Não chamei ele de "sell out", na língua dele mesmo, em respeito à carranca do meu pai, que já havia me perguntado duas vezes se eu estava com algum problema. Ele também, hein?... às vezes a palermice humana parece não conhecer limites.
Voltamos ao escritório do cara e nada do meu pai sair. Eu estava esperando ele sair comigo pra comprar um pente DIMM de 256, que foi o que viera fazer ali em primeiro lugar. Só fiquei até aquele momento porque esperava poder fazê-lo comprar o de 512. Mas aquilo já não estava valendo a pena há muito tempo.
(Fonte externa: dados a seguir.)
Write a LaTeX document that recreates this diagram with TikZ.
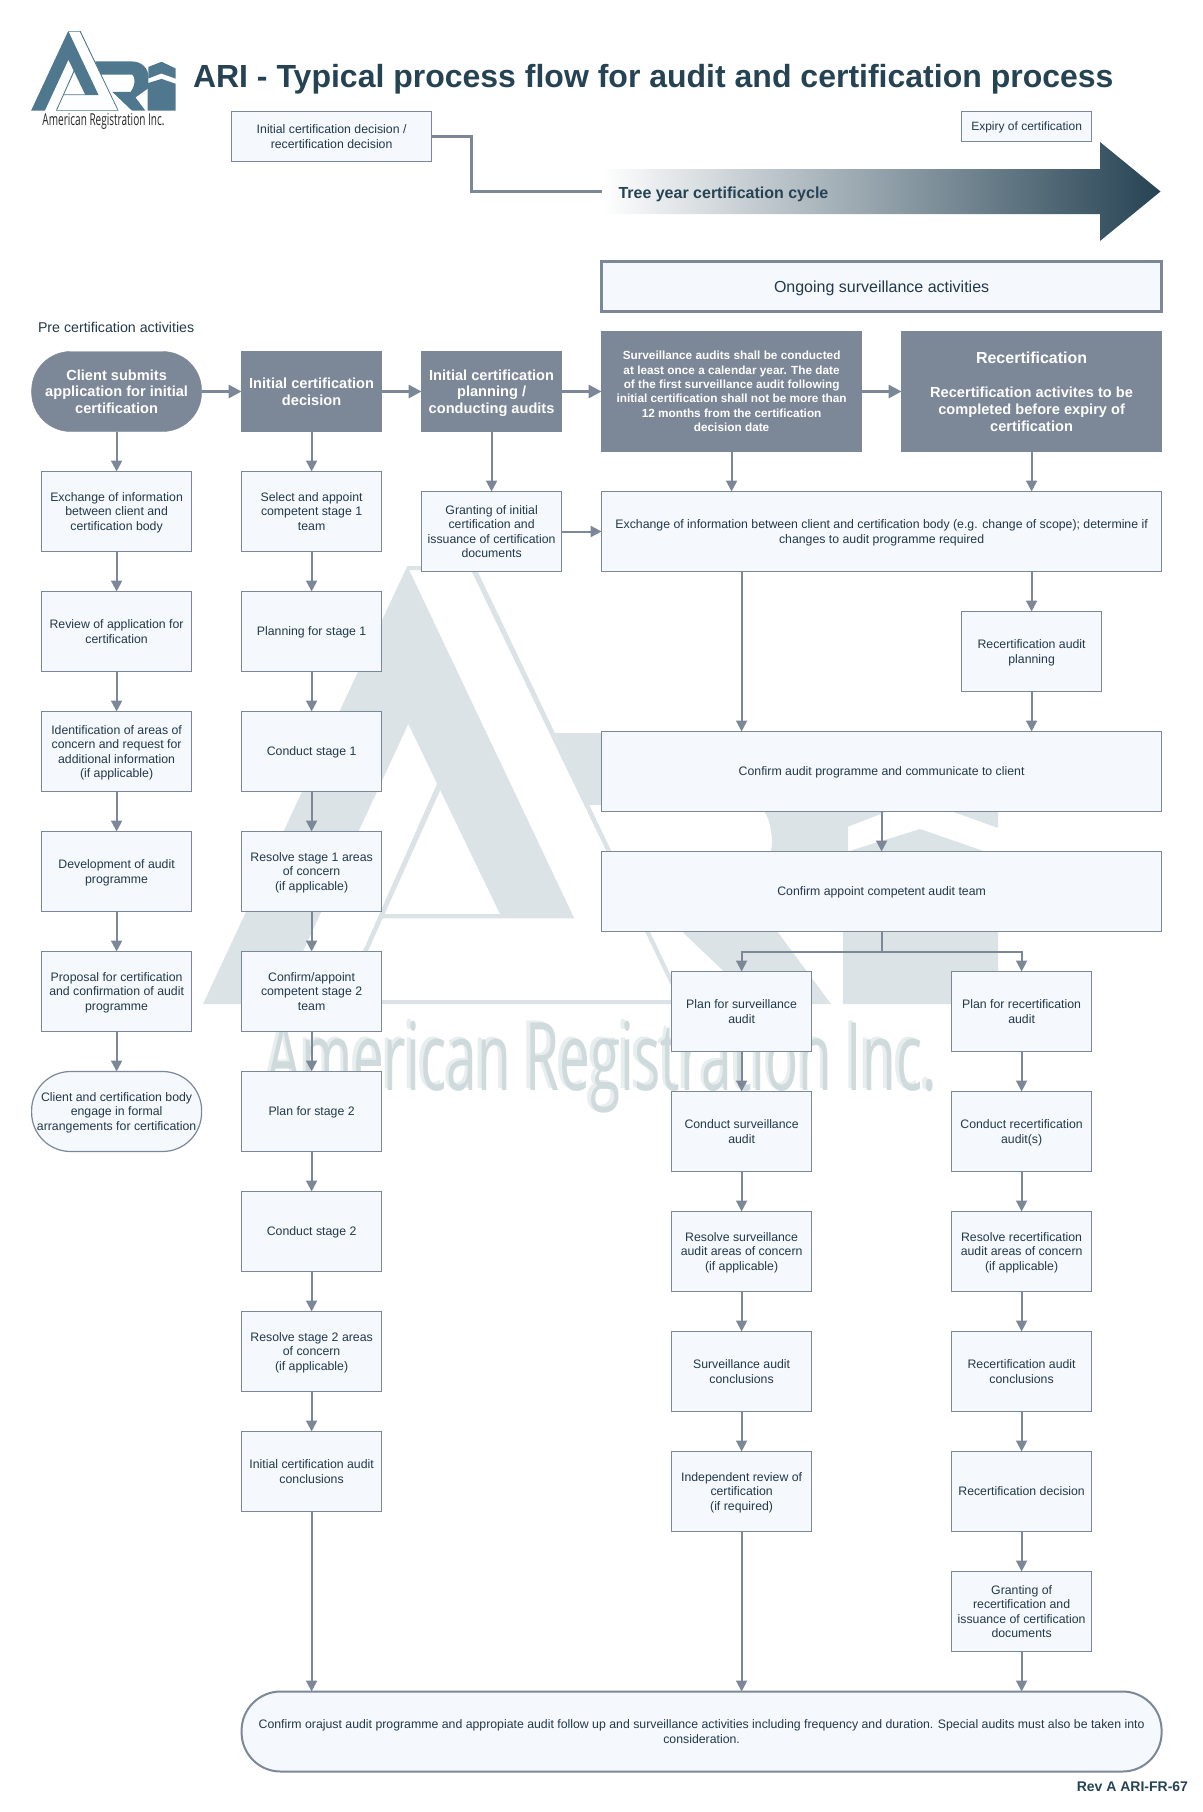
\documentclass[tikz,border=0pt]{standalone}
\usepackage{graphicx}
\usepackage{fontspec}
\usepackage{tikz}
\usetikzlibrary{positioning,arrows.meta}
\setmainfont{Liberation Sans}
\newfontfamily\logofont{Open Sans}
\definecolor{boxfill}{HTML}{F5F8FD}
\definecolor{boxline}{HTML}{7C8798}
\definecolor{inktext}{HTML}{22394A}
\definecolor{deepink}{HTML}{264354}
\definecolor{logoblue}{HTML}{4F788E}
\definecolor{markgrey}{HTML}{DCE3E7}
\definecolor{markword}{HTML}{CFDADC}
\definecolor{markhalo}{HTML}{E8EDEE}
\newcommand{\arimark}[1]{
	\fill [#1] (203,-1004) -- (407.3,-566) -- (574.3,-918.3) -- (380,-918.3) -- (381.7,-914) -- (500,-914) -- (408.3,-724) -- (278.6,-1004) -- cycle;
	\fill [#1] (407,-566) -- (475,-566) -- (684.5,-1004) -- (339.5,-1004) -- (437.3,-783.3) -- (440.3,-790) -- (346,-1000) -- (678,-1000) -- (471,-570) -- (409,-570) -- cycle;
	\fill [#1] (555,-733) -- (756,-733) .. controls (810,-733) and (848,-770) .. (848,-818) -- (848,-880) -- (777,-931) -- (831,-1004) -- (758,-1004) -- (650,-901) -- (750,-901) .. controls (765,-880) and (775,-850) .. (771,-832) .. controls (770,-820) and (765,-810) .. (758,-805) -- (587,-805) -- cycle;
	\fill [#1] (848,-763) -- (920,-735) -- (998,-772) -- (998,-828) -- (918.5,-799.3) -- (848,-826.7) -- cycle;
	\fill [#1] (843,-1004) -- (843,-853) -- (920,-829) -- (998,-856) -- (998,-1004) -- cycle;
}

\begin{document}
\begin{tikzpicture}
[x=1pt,y=1pt,node distance=40pt]
\tikzset{
	plaintext/.style = {inner sep=0,outer sep=0,align=center,text=inktext,text depth=0pt,font=\fontsize{12.3}{14.5}\selectfont},
	stepbox/.style = {plaintext,draw=boxline,fill=boxfill,line width=1.2pt,minimum width=140pt,minimum height=80pt},
	widebox/.style = {stepbox,minimum width=150pt},
	spanbox/.style = {stepbox,minimum width=560pt},
	endbox/.style = {stepbox,rounded corners=39pt},
	headbox/.style = {plaintext,draw=boxline,fill=boxline,text=white,font=\fontsize{14.6}{16.6}\selectfont\bfseries,minimum width=140pt,minimum height=80pt},
	notebox/.style = {headbox,minimum width=260pt,minimum height=120pt},
	flow/.style = {draw=boxline,line width=2pt,-{Triangle[length=11pt,width=11pt]}},
	headflow/.style = {draw=boxline,line width=3pt,-{Triangle[length=13pt,width=13pt]}}
}

\useasboundingbox (0,0) rectangle (1202,-1812);

\arimark{markgrey}
\node (markhaloword) [inner sep=0,text=markhalo,font=\logofont] at (598.5,-1065) {\resizebox*{670pt}{92pt}{American Registration Inc.}};
\node (markword) [inner sep=0,text=markword,font=\logofont] at (602,-1067) {\resizebox*{670pt}{92pt}{American Registration Inc.}};

\begin{scope}[shift={(-5.9,72)},scale=0.182]
	\arimark{logoblue}
\end{scope}
\node (logoword) [inner sep=0,text=black!85,font=\logofont] at (103.5,-121) {\resizebox*{122pt}{16pt}{American Registration Inc.}};

\node (title) [plaintext,anchor=west,text=deepink,font=\fontsize{32}{38}\selectfont\bfseries] at (193,-76) {ARI - Typical process flow for audit and certification process};
\node (decision) [stepbox,minimum width=200pt,minimum height=50pt] at (331.6,-136.5) {Initial certification decision /\\recertification decision};
\node (expiry) [stepbox,font=\fontsize{12}{14.5}\selectfont,minimum width=130pt,minimum height=30pt] at (1026.6,-126.5) {Expiry of certification};
\coordinate (cyclestart) at (601.6,-191.5);
\shade [left color=white,right color=deepink,middle color=deepink!50] (601.6,-169) -- (1100,-169) -- (1100,-142) -- (1160.5,-191.5) -- (1100,-241) -- (1100,-214) -- (601.6,-214) -- cycle;
\node (cycle) [plaintext,anchor=west,text=deepink,font=\fontsize{16}{19}\selectfont\bfseries] at (618.5,-193) {Tree year certification cycle};
\node (ongoing) [stepbox,line width=2.5pt,minimum width=560pt,minimum height=50pt,font=\fontsize{16}{19}\selectfont] at (881.6,-286.5) {Ongoing surveillance activities};
\node (precert) [plaintext,anchor=west,font=\fontsize{14.2}{17}\selectfont] at (38,-327) {Pre certification activities};

\node (client) [headbox,rounded corners=39pt,minimum width=170pt] at (116.6,-391.5) {Client submits\\application for initial\\certification};
\node (infoclient) [widebox,below=of client] {Exchange of information\\between client and\\certification body};
\node (reviewapp) [widebox,below=of infoclient] {Review of application for\\certification};
\node (concern) [widebox,below=of reviewapp] {Identification of areas of\\concern and request for\\additional information\\(if applicable)};
\node (develop) [widebox,below=of concern] {Development of audit\\programme};
\node (proposal) [widebox,below=of develop] {Proposal for certification\\and confirmation of audit\\programme};
\node (engage) [endbox,minimum width=170pt,below=of proposal] {Client and certification body\\engage in formal\\arrangements for certification};

\node (initdec) [headbox] at (311.6,-391.5) {Initial certification\\decision};
\node (teamone) [stepbox,below=of initdec] {Select and appoint\\competent stage 1\\team};
\node (planone) [stepbox,below=of teamone] {Planning for stage 1};
\node (doone) [stepbox,below=of planone] {Conduct stage 1};
\node (fixone) [stepbox,below=of doone] {Resolve stage 1 areas\\of concern\\(if applicable)};
\node (teamtwo) [stepbox,below=of fixone] {Confirm/appoint\\competent stage 2\\team};
\node (plantwo) [stepbox,below=of teamtwo] {Plan for stage 2};
\node (dotwo) [stepbox,below=of plantwo] {Conduct stage 2};
\node (fixtwo) [stepbox,below=of dotwo] {Resolve stage 2 areas\\of concern\\(if applicable)};
\node (initend) [stepbox,below=of fixtwo] {Initial certification audit\\conclusions};

\node (initplan) [headbox] at (491.6,-391.5) {Initial certification\\planning /\\conducting audits};
\node (granting) [stepbox] at (491.6,-531.5) {Granting of initial\\certification and\\issuance of certification\\documents};

\node (survey) [notebox,font=\fontsize{11.8}{14.4}\selectfont\bfseries] at (731.6,-391.5) {Surveillance audits shall be conducted\\at least once a calendar year. The date\\of the first surveillance audit following\\initial certification shall not be more than\\12 months from the certification\\decision date};
\node (recert) [notebox,text depth=-4pt,font=\fontsize{14.6}{17}\selectfont\bfseries] at (1031.6,-391.5) {{\fontsize{16}{19}\selectfont Recertification}\\[17pt]Recertification activites to be\\completed before expiry of\\certification};
\node (exchange) [spanbox] at (881.6,-531.5) {Exchange of information between client and certification body (e.g. change of scope); determine if\\changes to audit programme required};
\node (recplan) [stepbox] at (1031.6,-651.5) {Recertification audit\\planning};
\node (confirmplan) [spanbox] at (881.6,-771.5) {Confirm audit programme and communicate to client};
\node (confirmteam) [spanbox,below=of confirmplan] {Confirm appoint competent audit team};

\node (survplan) [stepbox] at (741.6,-1011.5) {Plan for surveillance\\audit};
\node (survdo) [stepbox,below=of survplan] {Conduct surveillance\\audit};
\node (survfix) [stepbox,below=of survdo] {Resolve surveillance\\audit areas of concern\\(if applicable)};
\node (survend) [stepbox,below=of survfix] {Surveillance audit\\conclusions};
\node (survreview) [stepbox,below=of survend] {Independent review of\\certification\\(if required)};

\node (recertplan) [stepbox] at (1021.6,-1011.5) {Plan for recertification\\audit};
\node (recertdo) [stepbox,below=of recertplan] {Conduct recertification\\audit(s)};
\node (recertfix) [stepbox,below=of recertdo] {Resolve recertification\\audit areas of concern\\(if applicable)};
\node (recertend) [stepbox,below=of recertfix] {Recertification audit\\conclusions};
\node (recertdec) [stepbox,below=of recertend] {Recertification decision};
\node (recertgrant) [stepbox,below=of recertdec] {Granting of\\recertification and\\issuance of certification\\documents};

\node (closing) [endbox,line width=2pt,minimum width=920pt] at (701.6,-1731.5) {Confirm orajust audit programme and appropiate audit follow up and surveillance activities including frequency and duration. Special audits must also be taken into\\consideration.};
\node (revision) [plaintext,anchor=east,text=deepink,font=\fontsize{14}{16}\selectfont\bfseries] at (1188,-1787) {Rev A ARI-FR-67};

\draw [draw=boxline,line width=3pt] (decision.east) -- ++(40,0) |- (cyclestart);

\draw [headflow] (client) -- (initdec);
\draw [headflow] (initdec) -- (initplan);
\draw [headflow] (initplan) -- (survey);
\draw [headflow] (survey) -- (recert);

\draw [flow] (client) -- (infoclient);
\draw [flow] (infoclient) -- (reviewapp);
\draw [flow] (reviewapp) -- (concern);
\draw [flow] (concern) -- (develop);
\draw [flow] (develop) -- (proposal);
\draw [flow] (proposal) -- (engage);

\draw [flow] (initdec) -- (teamone);
\draw [flow] (teamone) -- (planone);
\draw [flow] (planone) -- (doone);
\draw [flow] (doone) -- (fixone);
\draw [flow] (fixone) -- (teamtwo);
\draw [flow] (teamtwo) -- (plantwo);
\draw [flow] (plantwo) -- (dotwo);
\draw [flow] (dotwo) -- (fixtwo);
\draw [flow] (fixtwo) -- (initend);
\draw [flow] (initend) -- (initend |- closing.north);

\draw [flow] (initplan) -- (granting);
\draw [flow] (granting) -- (exchange);
\draw [flow] (survey) -- (survey |- exchange.north);
\draw [flow] (recert) -- (recert |- exchange.north);
\draw [flow] (exchange.south -| survplan) -- (confirmplan.north -| survplan);
\draw [flow] (recplan |- exchange.south) -- (recplan);
\draw [flow] (recplan) -- (recplan |- confirmplan.north);
\draw [flow] (confirmplan) -- (confirmteam);
\draw [flow] (confirmteam) -- ++(0,-60) -| (survplan);
\draw [flow] (confirmteam) -- ++(0,-60) -| (recertplan);

\draw [flow] (survplan) -- (survdo);
\draw [flow] (survdo) -- (survfix);
\draw [flow] (survfix) -- (survend);
\draw [flow] (survend) -- (survreview);
\draw [flow] (survreview) -- (survreview |- closing.north);

\draw [flow] (recertplan) -- (recertdo);
\draw [flow] (recertdo) -- (recertfix);
\draw [flow] (recertfix) -- (recertend);
\draw [flow] (recertend) -- (recertdec);
\draw [flow] (recertdec) -- (recertgrant);
\draw [flow] (recertgrant) -- (recertgrant |- closing.north);
\end{tikzpicture}
\end{document}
- Pai, preciso ir embora (e não era verdade?). Compra o pente sozinho.
Joguei o anúncio em cima da mesa, dei um beijo nele e saí. Tentei me despedir do cara o mais brevemente possível. Felizmente ele estava falando com dois clientes e não pôde tentar mais nada.
O puto do amigo dele me tratou como uma cliente (love-customer). Mas o idiota não percebeu que a porra do direcionamento da marca dele estava completamente incorreto. Não se pode agradar a gregos e troianos. E eu era... persa.